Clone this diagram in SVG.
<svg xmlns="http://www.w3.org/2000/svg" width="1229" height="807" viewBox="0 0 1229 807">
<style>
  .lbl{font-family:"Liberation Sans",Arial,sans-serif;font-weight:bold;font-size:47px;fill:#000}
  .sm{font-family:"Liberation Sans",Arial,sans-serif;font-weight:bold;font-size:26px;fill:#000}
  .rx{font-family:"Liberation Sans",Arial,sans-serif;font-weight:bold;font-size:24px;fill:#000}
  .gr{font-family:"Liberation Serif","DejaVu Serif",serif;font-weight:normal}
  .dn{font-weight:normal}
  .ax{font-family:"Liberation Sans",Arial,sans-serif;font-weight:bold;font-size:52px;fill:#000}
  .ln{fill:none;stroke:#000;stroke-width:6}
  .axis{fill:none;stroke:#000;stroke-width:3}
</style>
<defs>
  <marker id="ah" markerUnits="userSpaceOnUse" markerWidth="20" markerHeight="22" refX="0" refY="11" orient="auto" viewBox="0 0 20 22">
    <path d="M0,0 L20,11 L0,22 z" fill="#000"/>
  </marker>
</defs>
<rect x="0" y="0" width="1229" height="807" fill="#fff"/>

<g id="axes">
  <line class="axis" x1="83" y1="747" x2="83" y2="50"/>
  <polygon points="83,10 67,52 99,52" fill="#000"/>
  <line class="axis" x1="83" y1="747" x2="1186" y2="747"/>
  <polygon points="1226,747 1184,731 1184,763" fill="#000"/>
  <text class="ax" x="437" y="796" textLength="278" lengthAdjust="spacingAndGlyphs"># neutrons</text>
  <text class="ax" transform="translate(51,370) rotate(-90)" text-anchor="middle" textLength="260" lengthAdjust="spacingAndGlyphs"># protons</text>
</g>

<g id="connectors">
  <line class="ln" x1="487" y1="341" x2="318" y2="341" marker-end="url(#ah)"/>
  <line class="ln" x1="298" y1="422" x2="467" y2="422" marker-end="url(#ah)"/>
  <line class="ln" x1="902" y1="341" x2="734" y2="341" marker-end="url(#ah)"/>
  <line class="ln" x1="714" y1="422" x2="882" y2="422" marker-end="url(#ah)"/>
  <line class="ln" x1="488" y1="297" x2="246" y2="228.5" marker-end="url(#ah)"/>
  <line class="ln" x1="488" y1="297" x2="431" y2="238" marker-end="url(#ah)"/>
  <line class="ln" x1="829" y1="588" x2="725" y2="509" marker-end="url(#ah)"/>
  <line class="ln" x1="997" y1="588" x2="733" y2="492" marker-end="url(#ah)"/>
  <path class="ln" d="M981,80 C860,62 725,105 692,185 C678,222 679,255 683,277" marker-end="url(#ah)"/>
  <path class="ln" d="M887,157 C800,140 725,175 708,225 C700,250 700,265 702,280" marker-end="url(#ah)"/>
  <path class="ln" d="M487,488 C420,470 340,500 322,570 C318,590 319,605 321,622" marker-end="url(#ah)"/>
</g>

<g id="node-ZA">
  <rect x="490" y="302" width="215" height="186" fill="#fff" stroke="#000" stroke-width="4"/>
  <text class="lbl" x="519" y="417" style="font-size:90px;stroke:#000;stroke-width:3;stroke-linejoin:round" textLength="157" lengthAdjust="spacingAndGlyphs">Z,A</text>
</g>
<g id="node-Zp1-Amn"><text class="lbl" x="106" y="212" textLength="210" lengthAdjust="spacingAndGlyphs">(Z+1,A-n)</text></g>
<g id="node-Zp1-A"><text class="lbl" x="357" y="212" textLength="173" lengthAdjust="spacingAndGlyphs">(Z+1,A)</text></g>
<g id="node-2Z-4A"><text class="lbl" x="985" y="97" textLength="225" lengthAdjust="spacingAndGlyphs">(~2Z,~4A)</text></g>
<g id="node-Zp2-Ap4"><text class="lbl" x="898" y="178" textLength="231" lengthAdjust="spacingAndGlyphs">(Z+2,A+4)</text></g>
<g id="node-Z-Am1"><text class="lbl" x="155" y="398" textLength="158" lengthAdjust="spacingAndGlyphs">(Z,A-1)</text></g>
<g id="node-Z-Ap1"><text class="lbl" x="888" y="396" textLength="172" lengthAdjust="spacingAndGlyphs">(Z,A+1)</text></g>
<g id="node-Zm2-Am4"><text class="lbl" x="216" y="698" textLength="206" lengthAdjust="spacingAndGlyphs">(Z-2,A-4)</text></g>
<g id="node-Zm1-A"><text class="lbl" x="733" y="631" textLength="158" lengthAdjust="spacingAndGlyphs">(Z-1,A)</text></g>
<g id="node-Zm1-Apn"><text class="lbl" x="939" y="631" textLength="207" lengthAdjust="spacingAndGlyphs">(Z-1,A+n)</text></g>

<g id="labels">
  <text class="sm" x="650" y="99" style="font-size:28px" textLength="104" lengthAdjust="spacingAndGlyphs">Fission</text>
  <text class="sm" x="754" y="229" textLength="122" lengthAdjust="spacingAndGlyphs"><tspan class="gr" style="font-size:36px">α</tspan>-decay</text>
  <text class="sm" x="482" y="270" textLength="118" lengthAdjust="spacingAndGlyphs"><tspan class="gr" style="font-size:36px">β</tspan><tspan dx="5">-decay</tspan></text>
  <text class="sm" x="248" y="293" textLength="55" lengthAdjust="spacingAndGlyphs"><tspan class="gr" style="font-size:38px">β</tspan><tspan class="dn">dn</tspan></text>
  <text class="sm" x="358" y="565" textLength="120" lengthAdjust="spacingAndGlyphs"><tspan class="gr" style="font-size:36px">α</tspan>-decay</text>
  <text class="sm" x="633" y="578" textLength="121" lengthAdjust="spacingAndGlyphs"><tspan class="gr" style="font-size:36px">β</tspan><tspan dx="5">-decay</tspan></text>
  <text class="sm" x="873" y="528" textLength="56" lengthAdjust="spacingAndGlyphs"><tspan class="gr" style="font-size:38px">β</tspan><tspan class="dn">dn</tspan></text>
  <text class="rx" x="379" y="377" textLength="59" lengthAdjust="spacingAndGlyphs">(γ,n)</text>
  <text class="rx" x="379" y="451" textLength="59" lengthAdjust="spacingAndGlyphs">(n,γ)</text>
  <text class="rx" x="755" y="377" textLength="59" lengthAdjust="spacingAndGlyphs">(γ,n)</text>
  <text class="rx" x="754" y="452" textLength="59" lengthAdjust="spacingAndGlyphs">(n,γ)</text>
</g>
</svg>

● ● ● ● ● ● ●

[WHAT THE TASK ASKS]
Copy out all of the lines above exactly.

[RESULT FOR THIS TASK]
Clone this diagram in SVG.
<svg xmlns="http://www.w3.org/2000/svg" width="1229" height="807" viewBox="0 0 1229 807">
<style>
  .lbl{font-family:"Liberation Sans",Arial,sans-serif;font-weight:bold;font-size:47px;fill:#000}
  .sm{font-family:"Liberation Sans",Arial,sans-serif;font-weight:bold;font-size:26px;fill:#000}
  .rx{font-family:"Liberation Sans",Arial,sans-serif;font-weight:bold;font-size:24px;fill:#000}
  .gr{font-family:"Liberation Serif","DejaVu Serif",serif;font-weight:normal}
  .dn{font-weight:normal}
  .ax{font-family:"Liberation Sans",Arial,sans-serif;font-weight:bold;font-size:52px;fill:#000}
  .ln{fill:none;stroke:#000;stroke-width:6}
  .axis{fill:none;stroke:#000;stroke-width:3}
</style>
<defs>
  <marker id="ah" markerUnits="userSpaceOnUse" markerWidth="20" markerHeight="22" refX="0" refY="11" orient="auto" viewBox="0 0 20 22">
    <path d="M0,0 L20,11 L0,22 z" fill="#000"/>
  </marker>
</defs>
<rect x="0" y="0" width="1229" height="807" fill="#fff"/>

<g id="axes">
  <line class="axis" x1="83" y1="747" x2="83" y2="50"/>
  <polygon points="83,10 67,52 99,52" fill="#000"/>
  <line class="axis" x1="83" y1="747" x2="1186" y2="747"/>
  <polygon points="1226,747 1184,731 1184,763" fill="#000"/>
  <text class="ax" x="437" y="796" textLength="278" lengthAdjust="spacingAndGlyphs"># neutrons</text>
  <text class="ax" transform="translate(51,370) rotate(-90)" text-anchor="middle" textLength="260" lengthAdjust="spacingAndGlyphs"># protons</text>
</g>

<g id="connectors">
  <line class="ln" x1="487" y1="341" x2="318" y2="341" marker-end="url(#ah)"/>
  <line class="ln" x1="298" y1="422" x2="467" y2="422" marker-end="url(#ah)"/>
  <line class="ln" x1="902" y1="341" x2="734" y2="341" marker-end="url(#ah)"/>
  <line class="ln" x1="714" y1="422" x2="882" y2="422" marker-end="url(#ah)"/>
  <line class="ln" x1="488" y1="297" x2="246" y2="228.5" marker-end="url(#ah)"/>
  <line class="ln" x1="488" y1="297" x2="431" y2="238" marker-end="url(#ah)"/>
  <line class="ln" x1="829" y1="588" x2="725" y2="509" marker-end="url(#ah)"/>
  <line class="ln" x1="997" y1="588" x2="733" y2="492" marker-end="url(#ah)"/>
  <path class="ln" d="M981,80 C860,62 725,105 692,185 C678,222 679,255 683,277" marker-end="url(#ah)"/>
  <path class="ln" d="M887,157 C800,140 725,175 708,225 C700,250 700,265 702,280" marker-end="url(#ah)"/>
  <path class="ln" d="M487,488 C420,470 340,500 322,570 C318,590 319,605 321,622" marker-end="url(#ah)"/>
</g>

<g id="node-ZA">
  <rect x="490" y="302" width="215" height="186" fill="#fff" stroke="#000" stroke-width="4"/>
  <text class="lbl" x="519" y="417" style="font-size:90px;stroke:#000;stroke-width:3;stroke-linejoin:round" textLength="157" lengthAdjust="spacingAndGlyphs">Z,A</text>
</g>
<g id="node-Zp1-Amn"><text class="lbl" x="106" y="212" textLength="210" lengthAdjust="spacingAndGlyphs">(Z+1,A-n)</text></g>
<g id="node-Zp1-A"><text class="lbl" x="357" y="212" textLength="173" lengthAdjust="spacingAndGlyphs">(Z+1,A)</text></g>
<g id="node-2Z-4A"><text class="lbl" x="985" y="97" textLength="225" lengthAdjust="spacingAndGlyphs">(~2Z,~4A)</text></g>
<g id="node-Zp2-Ap4"><text class="lbl" x="898" y="178" textLength="231" lengthAdjust="spacingAndGlyphs">(Z+2,A+4)</text></g>
<g id="node-Z-Am1"><text class="lbl" x="155" y="398" textLength="158" lengthAdjust="spacingAndGlyphs">(Z,A-1)</text></g>
<g id="node-Z-Ap1"><text class="lbl" x="888" y="396" textLength="172" lengthAdjust="spacingAndGlyphs">(Z,A+1)</text></g>
<g id="node-Zm2-Am4"><text class="lbl" x="216" y="698" textLength="206" lengthAdjust="spacingAndGlyphs">(Z-2,A-4)</text></g>
<g id="node-Zm1-A"><text class="lbl" x="733" y="631" textLength="158" lengthAdjust="spacingAndGlyphs">(Z-1,A)</text></g>
<g id="node-Zm1-Apn"><text class="lbl" x="939" y="631" textLength="207" lengthAdjust="spacingAndGlyphs">(Z-1,A+n)</text></g>

<g id="labels">
  <text class="sm" x="650" y="99" style="font-size:28px" textLength="104" lengthAdjust="spacingAndGlyphs">Fission</text>
  <text class="sm" x="754" y="229" textLength="122" lengthAdjust="spacingAndGlyphs"><tspan class="gr" style="font-size:36px">α</tspan>-decay</text>
  <text class="sm" x="482" y="270" textLength="118" lengthAdjust="spacingAndGlyphs"><tspan class="gr" style="font-size:36px">β</tspan><tspan dx="5">-decay</tspan></text>
  <text class="sm" x="248" y="293" textLength="55" lengthAdjust="spacingAndGlyphs"><tspan class="gr" style="font-size:38px">β</tspan><tspan class="dn">dn</tspan></text>
  <text class="sm" x="358" y="565" textLength="120" lengthAdjust="spacingAndGlyphs"><tspan class="gr" style="font-size:36px">α</tspan>-decay</text>
  <text class="sm" x="633" y="578" textLength="121" lengthAdjust="spacingAndGlyphs"><tspan class="gr" style="font-size:36px">β</tspan><tspan dx="5">-decay</tspan></text>
  <text class="sm" x="873" y="528" textLength="56" lengthAdjust="spacingAndGlyphs"><tspan class="gr" style="font-size:38px">β</tspan><tspan class="dn">dn</tspan></text>
  <text class="rx" x="379" y="377" textLength="59" lengthAdjust="spacingAndGlyphs">(γ,n)</text>
  <text class="rx" x="379" y="451" textLength="59" lengthAdjust="spacingAndGlyphs">(n,γ)</text>
  <text class="rx" x="755" y="377" textLength="59" lengthAdjust="spacingAndGlyphs">(γ,n)</text>
  <text class="rx" x="754" y="452" textLength="59" lengthAdjust="spacingAndGlyphs">(n,γ)</text>
</g>
</svg>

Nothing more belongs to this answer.